Proposal to add a value_range #482

HDembinski · 2020-12-10T09:47:18Z

It may be useful to have a way to do an inclusive selection on a value range which follows the rule "keep all bins that overlap with the value range".

I think the clean way of introducing that is via a special slice-like object. I suggest value_range as a placeholder for a proper name. You would use it instead of slice inside __getitem__.

h[value_range(None, upper)] # selects all bins up to and including the bin containing upper
h[value_range(lower, None)] # selects all bins starting with the bin containing lower
h[value_range(lower, upper)] # selects all bins starting with the bin containing lower up to and including the bin container upper

bh.sum and bh.rebin and friends are supported as an optional third argument. value_range can be transformed internally into an ordinary slice.

The text was updated successfully, but these errors were encountered:

HDembinski · 2020-12-10T09:51:41Z

I am not super committed to this proposal, I mainly added this here as an anchor for discussion. I am personally fine with not adding too many ways of doing the same thing, bh.loc probably does the job just fine.

henryiii · 2020-12-19T23:02:29Z

I think we should make sure UHI is powerful enough that users could create a smart locator - see #485. This would greatly complicate UHI by having to track multiple types of slices and/or having a slice transform step, and would not be composable like the current UHI objects are (mixing bins and values is very useful in one special case - start to value or value to end; these are not easy to write any other way - None includes flow).
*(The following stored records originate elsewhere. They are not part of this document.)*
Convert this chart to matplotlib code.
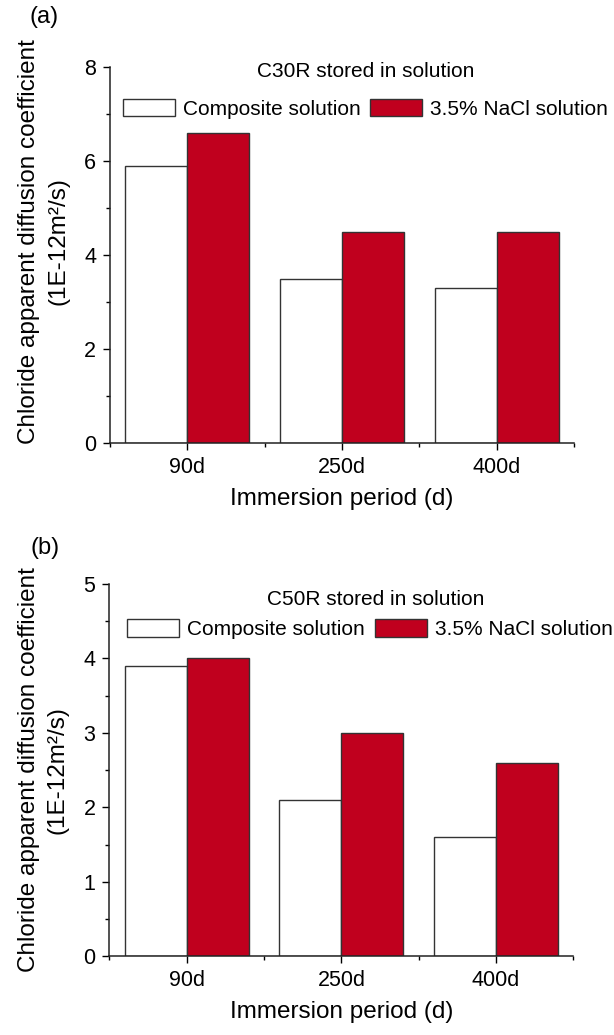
import numpy as np
import matplotlib.pyplot as plt
from matplotlib.ticker import MultipleLocator

plt.rcParams['font.family'] = ['Liberation Sans', 'DejaVu Sans']

# Data
periods = ['90d', '250d', '400d']
c30r_composite = [5.9, 3.5, 3.3]
c30r_nacl = [6.6, 4.5, 4.5]
c50r_composite = [3.9, 2.1, 1.6]
c50r_nacl = [4.0, 3.0, 2.6]
series_names = ['Composite solution', '3.5% NaCl solution']
panel_titles = ['C30R stored in solution', 'C50R stored in solution']
panel_tags = ['(a)', '(b)']

red = '#C0001E'
edge = '#333333'
width = 0.4

fig = plt.figure(figsize=(6.14, 10.35), dpi=100)
ax_a = fig.add_axes([0.179, 0.572, 0.756, 0.363])
ax_b = fig.add_axes([0.178, 0.076, 0.756, 0.360])


def draw_panel(ax, comp, nacl, title, ymax, major, title_xy, leg_xy, label_y):
    x = np.arange(len(periods))
    b1 = ax.bar(x - width / 2, comp, width, color='white', edgecolor=edge,
                linewidth=1.0, label=series_names[0])
    b2 = ax.bar(x + width / 2, nacl, width, color=red, edgecolor=edge,
                linewidth=1.0, label=series_names[1])
    ax.set_xlim(-0.5, 2.5)
    ax.set_ylim(0, ymax)
    ax.set_xticks(x)
    ax.set_xticklabels(periods)
    ax.set_xticks([-0.5, 0.5, 1.5, 2.5], minor=True)
    ax.yaxis.set_major_locator(MultipleLocator(major))
    ax.yaxis.set_minor_locator(MultipleLocator(major / 2))
    for s in ['top', 'right']:
        ax.spines[s].set_visible(False)
    for s in ['left', 'bottom']:
        ax.spines[s].set_linewidth(1.1)
        ax.spines[s].set_color('#222222')
    ax.tick_params(which='major', direction='out', length=5, width=1.0,
                   labelsize=15.5, pad=5)
    ax.tick_params(which='minor', direction='out', length=3, width=1.0)
    ax.set_xlabel('Immersion period (d)', fontsize=17.5, labelpad=7)
    ax.set_ylabel('Chloride apparent diffusion coefficient\n(1E-12m²/s)',
                  fontsize=17.5, linespacing=1.4)
    ax.yaxis.set_label_coords(-0.088, label_y)
    ax.text(title_xy[0], title_xy[1], title, transform=ax.transAxes,
            ha='center', va='center', fontsize=15)
    ax.legend(handles=[b1, b2], loc='center left', bbox_to_anchor=leg_xy,
              ncol=2, frameon=False, fontsize=15, handlelength=2.5,
              handleheight=0.95, handletextpad=0.38, columnspacing=0.45,
              borderpad=0, borderaxespad=0)


draw_panel(ax_a, c30r_composite, c30r_nacl, panel_titles[0], 8, 2,
           (0.55, 0.99), (0.028, 0.89), 0.537)
draw_panel(ax_b, c50r_composite, c50r_nacl, panel_titles[1], 5, 1,
           (0.573, 0.957), (0.039, 0.879), 0.5)

fig.text(44 / 614, 1 - 17 / 1035, panel_tags[0], ha='center', va='center', fontsize=17)
fig.text(45 / 614, 1 - 548 / 1035, panel_tags[1], ha='center', va='center', fontsize=17)

fig.savefig('out.png', dpi=100)
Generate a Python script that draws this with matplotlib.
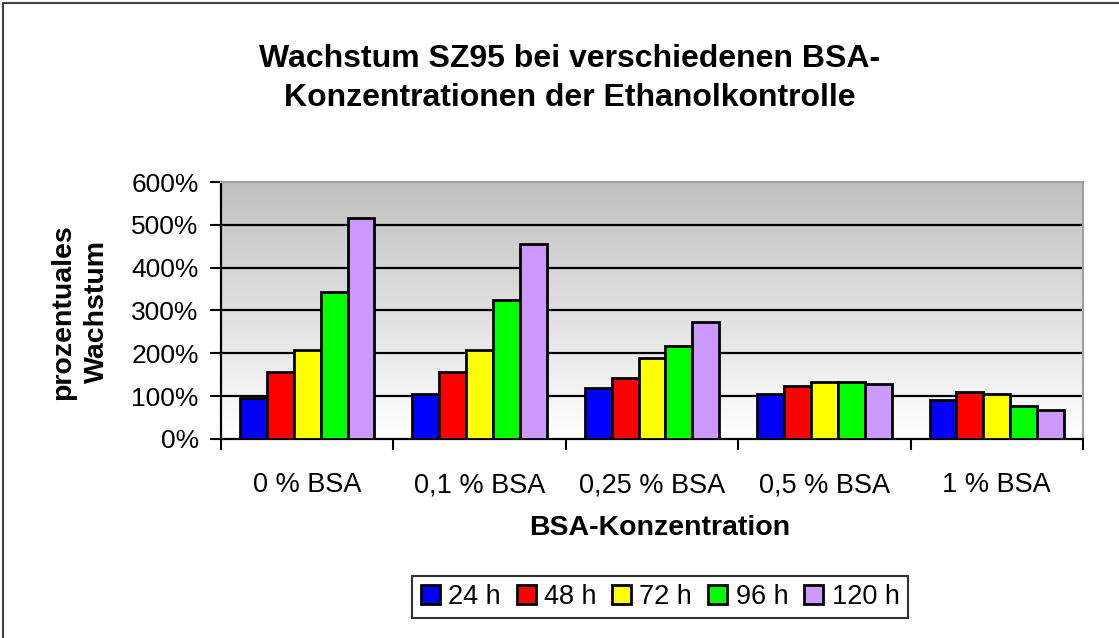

It also does not have Python syntax support like slices do; that's why we use getitem in the first place over a random Python method; and for UHI takes advantage of this unless you want to use dict-based access (if the keyword getitem PEP gets accepted, you won't need verbose syntax for that anymore either!).

HDembinski · 2020-12-22T13:53:13Z

The problem with a "smart locator" is that it breaks some fundamental design principles. In well designed interfaces, everything is plain and obvious and consistent. We hate it when stuff happens behind the scenes, like global state is modified, objects that depend on each other without being explicitly coupled, etc.

A "smart locator" knows whether it is passed to __getitem__ or to a slice and changes the returned index accordingly. This is not at all what you expect. The locator purpose is to distinguish an index from a value, to signal to the histogram that it has to convert the value to an index before it can do anything with it. We made lots of compromises with respect to how Boost.Histogram works to get the behavior of indices and slices exactly how a Python user expects them to be.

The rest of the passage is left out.